Two days before the state semifinal, Jones had the middle and ring fingers of his right hand taped for blisters “from dunking?or trying to dunk,” he said.

On the way to practice, Jones sheds his quiet demeanor and taunts Washington, the starting center, with a “Nosezilla!”

Washington just shrugs, accepting an underclassman’s lot.

David and Goliath

None of the seniors like to look for differences among each other, beyond the tease-factors anyway. They are a united front, knowing they are moving closer to their dream of a state title. And they say they’re focused and set on this goal.

The fifth-man, Washington, looks up to his seniors and has gained confidence from their success as a team.

“Soon as I met them, it just clicked,” he said. “I know they’re going to come through, so I’ve got to come through with them.”

The Govs’ success this season wouldn’t be possible if any one of the leaders was selfish. To that extent, credit Garrett for pre-game talks.

“What’s that that saying he always says?” Mike Jones asked. “It doesn’t matter?”

“It’s amazing what can happen when you don’t care who gets the credit,” Martin finished.

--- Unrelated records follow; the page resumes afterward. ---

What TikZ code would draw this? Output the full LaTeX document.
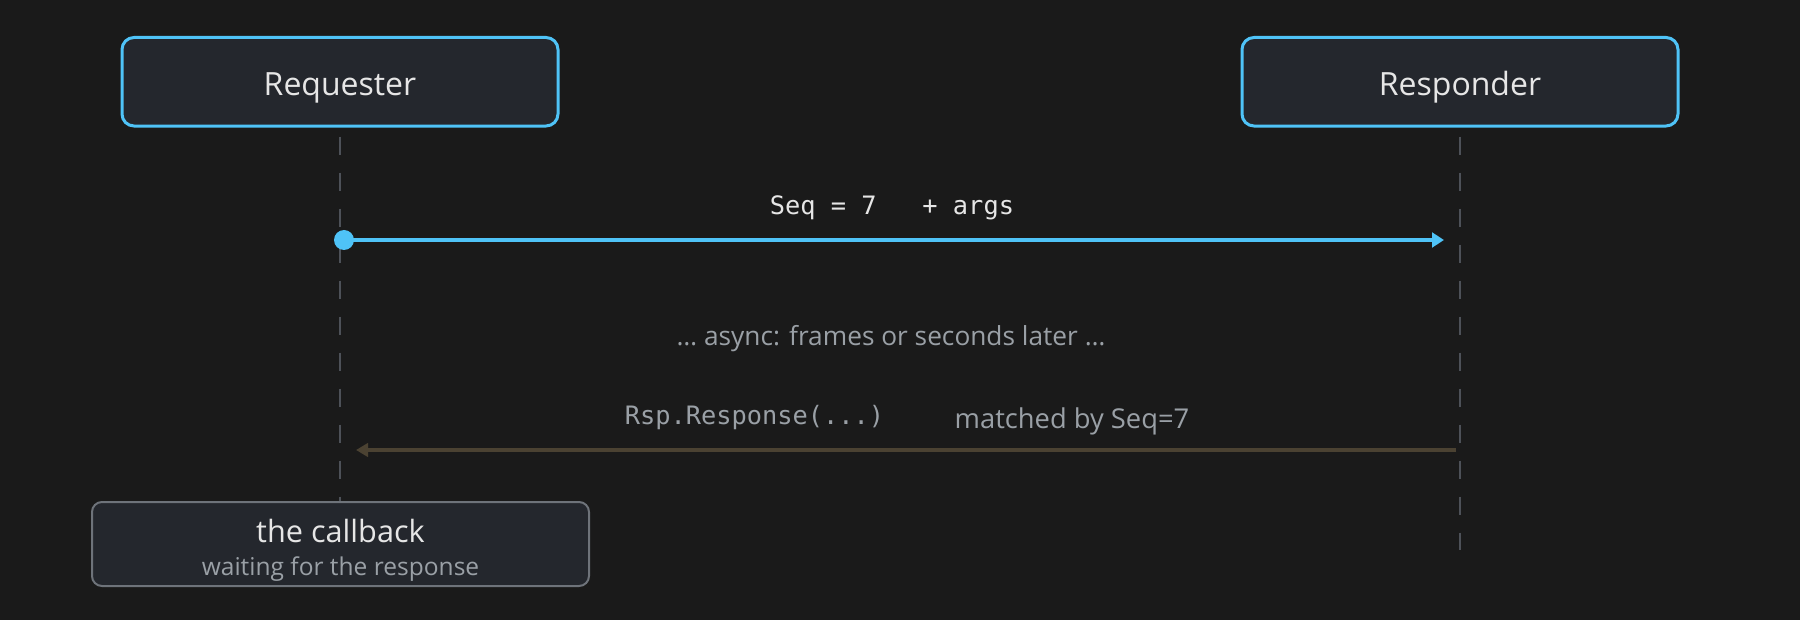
\documentclass[tikz,border=0pt]{standalone}
\usepackage{fontspec}
\setmainfont{Open Sans}
\setmonofont{DejaVu Sans Mono}
\usetikzlibrary{arrows.meta}
\definecolor{bg}{HTML}{1A1A1A}
\definecolor{boxfill}{HTML}{24272D}
\definecolor{cyanc}{HTML}{4FC3F7}
\definecolor{lifec}{HTML}{4D5158}
\definecolor{txtw}{HTML}{E6E6E6}
\definecolor{txtg}{HTML}{9AA0A6}
\definecolor{cbborder}{HTML}{6E737A}
\definecolor{brownc}{HTML}{4B4232}
\begin{document}
\begin{tikzpicture}[x=0.75pt,y=-0.75pt,
  actor/.style={draw=cyanc, line width=2.25pt, fill=boxfill, rounded corners=9pt,
    minimum width=327pt, minimum height=66.4pt, inner sep=0pt, text=txtw,
    font=\fontsize{24}{28}\selectfont, text height=21pt, text depth=0pt},
  cbbox/.style={draw=cbborder, line width=1.5pt, fill=boxfill, rounded corners=7.5pt,
    minimum width=372.75pt, minimum height=63pt, inner sep=0pt},
  lifeline/.style={draw=lifec, line width=1.6pt, dash pattern=on 13.5pt off 13.5pt},
  reqmsg/.style={draw=cyanc, line width=3pt, -{Triangle[length=9pt,width=11pt]}},
  rspmsg/.style={draw=brownc, line width=3pt, -{Triangle[length=9pt,width=10pt]}},
  dotstyle/.style={circle, fill=cyanc, minimum size=15pt, inner sep=0pt},
  monolab/.style={anchor=base, inner sep=0pt, font=\ttfamily\fontsize{19}{22}\selectfont},
  sanslab/.style={anchor=base, inner sep=0pt, text=txtg, font=\fontsize{20.5}{24}\selectfont}
]
\useasboundingbox (0,0) rectangle (1800,620);
\fill[bg] (0,0) rectangle (1800,620);

% actors
\node[actor] (req) at (340,81.75) {Requester};
\node[actor] (rsp) at (1460,81.75) {Responder};

% lifelines
\coordinate (reqend) at (340,550);
\coordinate (rspend) at (1460,550);
\draw[lifeline] (req.south) ++(0,9) -- (reqend);
\draw[lifeline] (rsp.south) ++(0,9) -- (rspend);

% request message
\node[dotstyle] (dot) at (344,240) {};
\coordinate (reqtip) at (1444,240);
\draw[reqmsg] (dot.center) -- (reqtip);
\node[monolab, text=txtw] (seqlab) at (892,215) {Seq = 7\ \ \ + args};

% async note
\node[sanslab, font=\fontsize{19.7}{23}\selectfont] (async) at (891,346) {… async: frames or seconds later …};

% response message
\coordinate (rspstart) at (1456,450);
\coordinate (rsptip) at (356,450);
\draw[rspmsg] (rspstart) -- (rsptip);
\node[monolab, text=txtg] (rsplab) at (754.5,425) {Rsp.Response(...)};
\node[sanslab] (matchlab) at (1072,428) {matched by Seq=7};

% callback box
\node[cbbox] (cb) at (340.5,544) {};
\node[anchor=base, inner sep=0pt, text=txtw, font=\fontsize{23}{27}\selectfont] (cbt) at (340.5,542) {the callback};
\node[anchor=base, inner sep=0pt, text=txtg, font=\fontsize{18.4}{22}\selectfont] (cbs) at (340.5,575) {waiting for the response};
\end{tikzpicture}
\end{document}
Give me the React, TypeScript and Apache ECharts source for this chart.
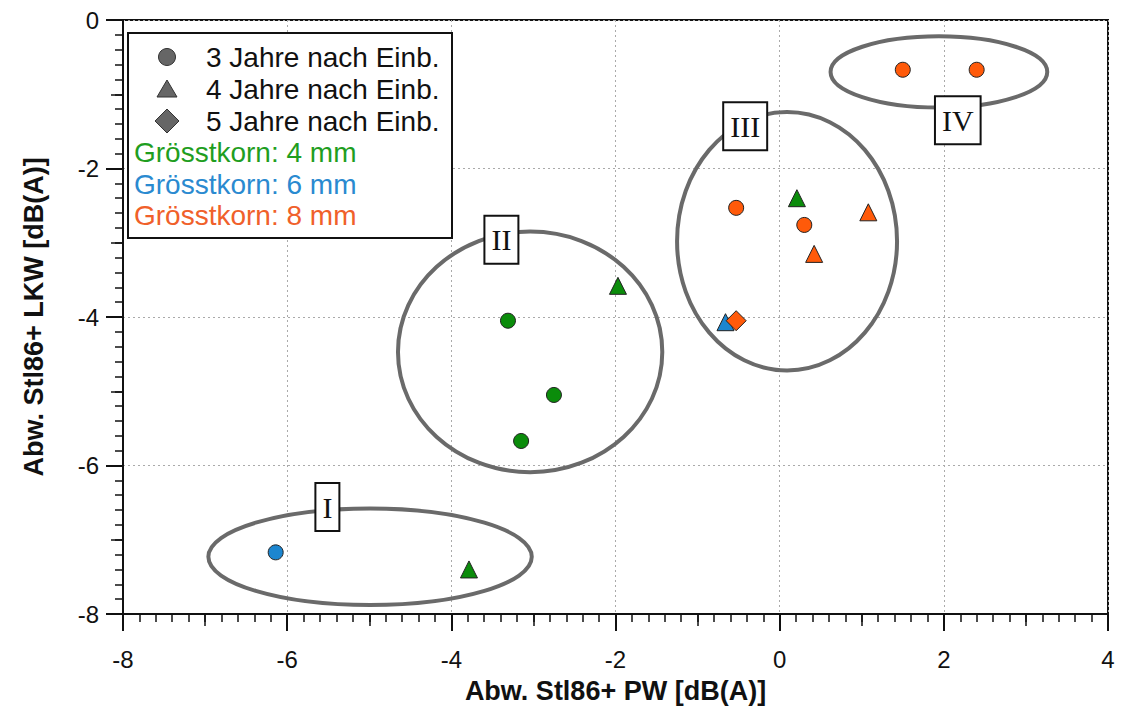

“Yes, he always tells us that. It kind of gets us going because we really don’t care who gets the credit. We just want to win games,’ Jones said. “Before we played Chesterfield, he gave us?”

“The David and Goliath speech,” Martin said. “He said David had five rocks against Goliath, and we were those five rocks.”

“He got us going,” Jones said. “And we went out there and did what we had to do.”